To overcome these problems of the field-portable aspirator cleaner system, an on-board aspirator cleaner was designed and installed on the Gleaner M2 combine. To overcome the requirement for separate storage of the weed seed removed by the on-board aspirator-cleaner, a hammer mill was designed, tested, and installed on the combine. Materials removed from the wheat grain flowed through the hammer mill, which effectively destroyed the weed seed, which was then returned to the field. The design also allowed collection of the aspirator material rather than passing it through the hammer mill, in order to inspect and quantify the materials removed from the wheat grain.

In Italian ryegrass infested wheat, reducing the air flow across the separator fan increased material removed by the on-board aspirator from 12 to 149 lb/a. However, the on-board aspirator was of inadequate capacity to effectively clean the wheat. In one experiment, recleaning the wheat cleaned by the on-board aspirator revealed that up to 108 lb/a of Italian ryegrass seed remained in the wheat.

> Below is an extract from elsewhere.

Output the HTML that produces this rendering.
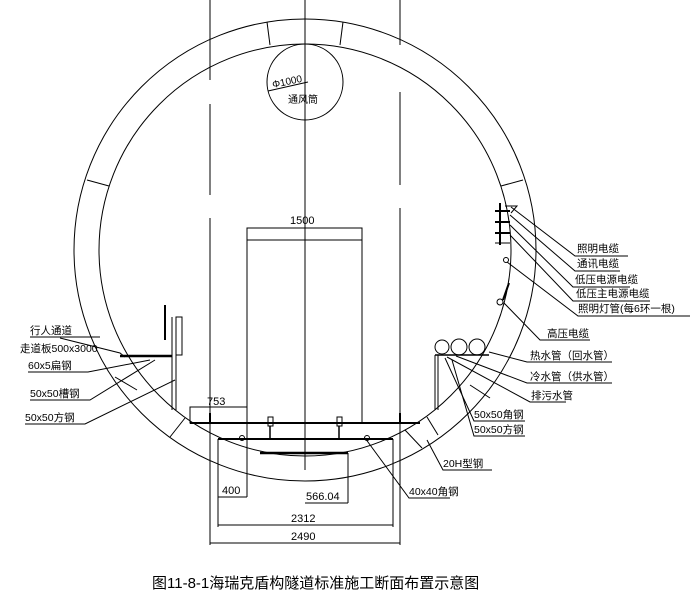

At another site, the on-board aspirator removed up to 219 lb/A of materials from the grain before it entered the combine grain bin. However, another 308 lb/A of cheat seed remained in the wheat. Despite removing such large quantities of weed seed during the harvesting process, the weed seed content of the succeeding wheat crop was not affected by such removal. This was attributed to plasticity of the weed population which allowed a smaller number of weeds to produce the same amount of seed as a larger number would have. At one site, removing Italian ryegrass seed during harvesting did increase the yield of the succeeding crop 3 bushels/A indicating a very positive benefit of weed seed removal.